Journal of Computer Science and Technology

   

Motion-inspired Real-time Garment Synthesis with Temporal-consistency

Yu-Kun Wei1(魏育坤), Member, CCF, Min Shi1,*(石敏), Member, CCF, Wen-Ke Feng1(冯文科), Member, CCF, Deng-Ming Zhu2(朱登明), Member, CCF, Tian-Lu Mao2(毛天露), Member, CCF   

  1. 1School of Control and Computer Engineering, North China Electric Power University, Beijing 102206, China
    2Institute of Computing Technology, Chinese Academy of Sciences, Beijing 100190, China
  • Published:2022-09-07
  • Contact: Min Shi E-mail:shi_min@ncepu.edu.cn
  • About author:Min Shi is an associate professor in the school of Control and Computer Engineering, North China Electric Power University, Beijing. She received her Ph.D. degree in computer science and technology from Chinese Academy of Sciences, Beijing, in 2013. Her research interests include cloth simulation, computer vision and virtual reality.
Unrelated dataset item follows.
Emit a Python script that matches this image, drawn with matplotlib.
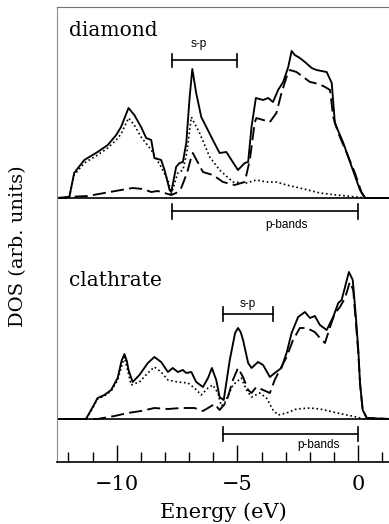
import matplotlib
matplotlib.use('Agg')
import matplotlib.pyplot as plt
import numpy as np
from matplotlib.ticker import MultipleLocator

# energies (eV) and DOS heights (arb. units)
# diamond, total
E_dia_tot = [-12.5, -12.17, -11.96, -11.76, -11.34, -10.79, -10.37, -10.02, -9.82, -9.51,
             -9.27, -8.99, -8.78, -8.57, -8.44, -8.16, -8.02, -7.81, -7.74, -7.54, -7.40,
             -7.26, -7.12, -6.98, -6.87, -6.71, -6.50, -6.29, -6.02, -5.74, -5.46, -5.25,
             -4.98, -4.70, -4.56, -4.42, -4.24, -3.94, -3.73, -3.53, -3.32, -3.11, -2.90,
             -2.76, -2.63, -2.42, -2.21, -1.93, -1.73, -1.31, -1.10, -0.97, -0.62, -0.27,
             0.07, 0.28, 1.3]
dos_dia_tot = [0, 0, 1, 25, 38, 46, 53, 63, 71, 90,
               83, 71, 60, 58, 40, 38, 28, 8, 6, 31, 35,
               36, 55, 101, 129, 105, 81, 71, 58, 45, 46, 38,
               28, 35, 36, 71, 100, 98, 100, 96, 108, 116, 131,
               147, 143, 140, 136, 130, 128, 126, 115, 75, 55, 31,
               8, 0, 0]
# diamond, s-projected (dotted)
E_dia_s = [-12.5, -12.17, -11.96, -11.76, -11.34, -10.79, -10.37, -10.02, -9.82, -9.51,
           -9.27, -8.99, -8.57, -8.16, -7.88, -7.74, -7.47, -7.26, -7.10, -6.91, -6.57,
           -6.15, -5.74, -5.19, -4.63, -4.22, -3.80, -3.39, -2.97, -2.42, -1.59, -0.90,
           -0.07, 0.3, 1.3]
dos_dia_s = [0, 0, 1, 23, 35, 43, 50, 58, 64, 80,
             73, 61, 48, 31, 18, 4, 25, 28, 45, 81, 65,
             41, 28, 16, 15, 18, 16, 16, 13, 10, 5, 3,
             1, 0, 0]
# diamond, p-projected (dashed)
E_dia_p = [-12.5, -12.03, -11.20, -10.51, -9.82, -9.34, -8.92, -8.57, -8.30, -8.02,
           -7.74, -7.54, -7.33, -7.09, -6.91, -6.85, -6.43, -6.02, -5.60, -5.12, -4.70,
           -4.49, -4.29, -4.22, -3.94, -3.66, -3.39, -3.18, -2.97, -2.83, -2.56, -2.28,
           -2.00, -1.80, -1.45, -1.17, -1.04, -0.83, -0.48, -0.14, 0.14, 0.3, 1.3]
dos_dia_p = [0, 1, 2, 5, 8, 10, 9, 6, 7, 5,
             3, 5, 10, 25, 41, 45, 26, 23, 16, 13, 16,
             38, 75, 80, 78, 76, 85, 105, 121, 128, 126, 121,
             116, 115, 112, 108, 81, 65, 45, 25, 5, 0, 0]

# clathrate, total
E_cla_tot = [-12.5, -11.27, -11.06, -10.79, -10.51, -10.23, -9.96, -9.80, -9.68, -9.58,
             -9.51, -9.34, -9.06, -8.71, -8.44, -8.16, -7.88, -7.68, -7.47, -7.26, -7.12,
             -6.91, -6.71, -6.43, -6.22, -6.06, -5.88, -5.74, -5.57, -5.32, -5.10, -4.98,
             -4.87, -4.77, -4.56, -4.42, -4.15, -3.94, -3.66, -3.46, -3.18, -2.97, -2.76,
             -2.49, -2.21, -2.00, -1.80, -1.59, -1.31, -1.04, -0.83, -0.69, -0.55, -0.39,
             -0.23, -0.10, 0.0, 0.07, 0.18, 0.35, 1.3]
dos_cla_tot = [0, 0, 9, 21, 24, 29, 41, 58, 65, 58,
               49, 37, 44, 56, 62, 57, 47, 51, 47, 49, 46,
               47, 37, 32, 41, 51, 39, 22, 19, 59, 86, 91,
               87, 79, 56, 51, 57, 54, 42, 46, 51, 66, 86,
               102, 107, 101, 103, 94, 89, 102, 116, 119, 132, 147,
               139, 102, 69, 36, 9, 1, 0]
# clathrate, s-projected (dotted)
E_cla_s = [-12.5, -11.27, -11.06, -10.79, -10.51, -10.23, -9.96, -9.68, -9.40, -9.06,
           -8.71, -8.44, -8.16, -7.88, -7.47, -7.05, -6.78, -6.50, -6.22, -6.02, -5.81,
           -5.67, -5.53, -5.19, -4.84, -4.63, -4.42, -4.08, -3.80, -3.53, -3.32, -2.97,
           -2.56, -2.00, -1.59, -1.04, -0.48, -0.07, 0.2, 1.3]
dos_cla_s = [0, 0, 8, 20, 23, 28, 39, 62, 34, 37,
             46, 52, 47, 39, 37, 36, 31, 24, 31, 34, 26,
             13, 16, 34, 41, 29, 22, 26, 21, 9, 4, 6,
             10, 11, 10, 7, 4, 2, 0, 0]
# clathrate, p-projected (dashed)
E_cla_p = [-12.5, -10.8, -10.09, -9.54, -8.99, -8.44, -7.88, -7.33, -6.78, -6.43,
           -6.15, -5.95, -5.74, -5.46, -5.19, -4.98, -4.77, -4.56, -4.42, -4.22, -3.94,
           -3.66, -3.46, -3.25, -2.97, -2.70, -2.42, -2.14, -1.80, -1.59, -1.38, -1.17,
           -0.97, -0.76, -0.55, -0.35, -0.21, -0.10, 0.0, 0.07, 0.18, 0.35, 1.3]
dos_cla_p = [0, 0, 3, 6, 8, 11, 10, 11, 11, 8,
             12, 15, 9, 17, 39, 51, 42, 29, 26, 32, 29,
             26, 39, 49, 62, 79, 91, 91, 87, 81, 76, 92,
             106, 112, 121, 137, 129, 96, 66, 36, 9, 1, 0]

# band markers: (start, end) in eV
sp_dia = (-7.7, -5.0)
pb_dia = (-7.7, 0.0)
sp_cla = (-5.6, -3.53)
pb_cla = (-5.6, 0.0)

base_dia = 264
base_cla = 43

fig = plt.figure(figsize=(3.89, 5.24), dpi=100)
ax = fig.add_axes([57 / 389, 1 - 462 / 524, 1 - 57 / 389, 455 / 524])
ax.set_xlim(-12.47, 1.27)
ax.set_ylim(0, 455)

solid = dict(color='black', lw=1.35, ls='-')
dotted = dict(color='black', lw=1.2, ls=(0, (1, 1.6)))
dashed = dict(color='black', lw=1.35, ls=(0, (7, 2.8)))

for base, tot, s, p in [(base_dia, (E_dia_tot, dos_dia_tot), (E_dia_s, dos_dia_s), (E_dia_p, dos_dia_p)),
                        (base_cla, (E_cla_tot, dos_cla_tot), (E_cla_s, dos_cla_s), (E_cla_p, dos_cla_p))]:
    ax.axhline(base, color='black', lw=1.2)
    ax.plot(s[0], base + np.array(s[1]), **dotted)
    ax.plot(p[0], base + np.array(p[1]), **dashed)
    ax.plot(tot[0], base + np.array(tot[1]), **solid)


def band_bar(span, y, cap, label, lx, ly):
    ax.plot(span, [y, y], color='black', lw=1.2)
    for xe in span:
        ax.plot([xe, xe], [y - cap, y + cap], color='black', lw=1.2)
    ax.text(lx, ly, label, ha='center', va='center', fontsize=8.5, family='Liberation Sans')


band_bar(sp_dia, 402, 6.5, 's-p', -6.6, 418)
band_bar(pb_dia, 251, 7.5, 'p-bands', -2.96, 237)
band_bar(sp_cla, 148, 7, 's-p', -4.59, 158)
band_bar(pb_cla, 28, 7, 'p-bands', -1.63, 17)

ax.text(-11.96, 431, 'diamond', ha='left', va='center', fontsize=14.5, family='DejaVu Serif')
ax.text(-11.96, 181, 'clathrate', ha='left', va='center', fontsize=14.5, family='DejaVu Serif')

ax.xaxis.set_major_locator(MultipleLocator(5))
ax.xaxis.set_minor_locator(MultipleLocator(1))
ax.tick_params(axis='x', which='major', direction='in', length=12, width=1.0, pad=9,
               labelsize=15, top=False)
ax.tick_params(axis='x', which='minor', direction='in', length=7, width=1.0, top=False)
ax.set_yticks([])
for lab in ax.get_xticklabels():
    lab.set_family('DejaVu Serif')

ax.spines['right'].set_visible(False)
ax.spines['left'].set_color('0.55')
ax.spines['top'].set_color('0.45')
ax.spines['bottom'].set_linewidth(1.2)

ax.set_xlabel('Energy (eV)', fontsize=15, family='DejaVu Serif', labelpad=6)
fig.text(18 / 389, 1 - 246 / 524, 'DOS (arb. units)', rotation=90, ha='center', va='center',
         fontsize=14, family='DejaVu Serif')

plt.savefig('out.png', dpi=100)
Synthesizing garment dynamics according to body motion is a vital technique in computer graphics. Physics-based simulation depends on an accurate model of the law of kinetics of cloth, which is time-consuming, hard to implement, and complex to control. Existing data-driven approaches either lack temporal consistency, or fail to handle garments that are different from body topology. In this paper, we present a motion-inspired real-time garment synthesis workflow that enables high-level control of garment shape. Given a sequence of body motions, our workflow is able to generate corresponding garment dynamics with both spatial and temporal coherence. To that end, we develop a Transformer-based garment synthesis network to learn the mapping from body motion to garment dynamics. Frame-level attention is employed to capture the dependency of garment and body motion. Moreover, a post-processing procedure is further taken to perform penetration removal and auto-texturing. Then, textured clothing animation that is collision-free and temporally-consistent is generated. We quantitatively and qualitatively evaluated our proposed workflow from different aspects. Extensive experiments demonstrate that our network is able to deliver clothing dynamics which retain the wrinkles from physics-based simulation it is learned from, while running 1000 times faster. Besides, our workflow achieved superior synthesis performance compared with alternative approaches. To stimulate further research in this direction, our code will be publicly available soon. 


中文摘要

1、研究背景
随着CG技术的高速发展,服装动画技术在电影、动漫等领域扮演的角色愈发重要,其核心问题在于如何根据人体运动序列生成连续、稳定的服装变形序列。一种自动化的服装动画技术不仅可以减少人力和时间成本,而且可以提供丰富的视觉效果,激发创作灵感,辅助艺术家进行动画创作。
2、目的
服装动画创作主要分为物理仿真法和实例数据驱动法。基于物理仿真的方法计算成本较高且需要设置复杂的仿真参数,生成效果难以控制,需要美术师或艺术家迭代调整,效率较低;而现阶段实例数据驱动法难以保证生成服装变形效果的连续性,且通常只适用于与人体拓扑一致的简单服装。基于此,本文致力于构建一种高效、稳定的数据驱动的服装动画仿真器。
3、方法
本文提出了一种基于Transformer架构的时序性服装动画方法,建立人体运动序列和服装变形序列间的映射关系并引入基于动画帧的注意力机制建立当前动画帧与上下文间的依赖关系,最后通过后处理进行穿透修正和纹理贴图可生成与人体运动序列时序一致的服装变形序列。
4、结果
通过对实验结果的定量及定性分析发现,一方面,本文数据驱动的服装动画仿真器不仅效率比物理引擎(ARCSim)高1000倍,而且只需改变高层的人体运动表示即可生成时序一致的服装变形效果,无需迭代调整物理仿真参数;另一方面,与已有数据驱动的方法相比,本文方法的预测性能具有明显提升。其中,本文方法生成的服装模型顶点的RMSE和Hausdorff误差分别减少了28%~58%、10%~40%,生成的服装序列的STED误差减少了12%~21%。
5、结论
本文提出了一种数据驱动的服装动画生成方法,只需输入人体运动参数即可生成时序一致的服装变形效果。该方法在效率上比物理仿真方法(ARCSim)高1000倍,且与现有实例数据驱动法相比本文方法在预测效果、时序一致性等方面具有更好的性能。未来,我们将进一步从模型生成性、集成性等方面开展研究。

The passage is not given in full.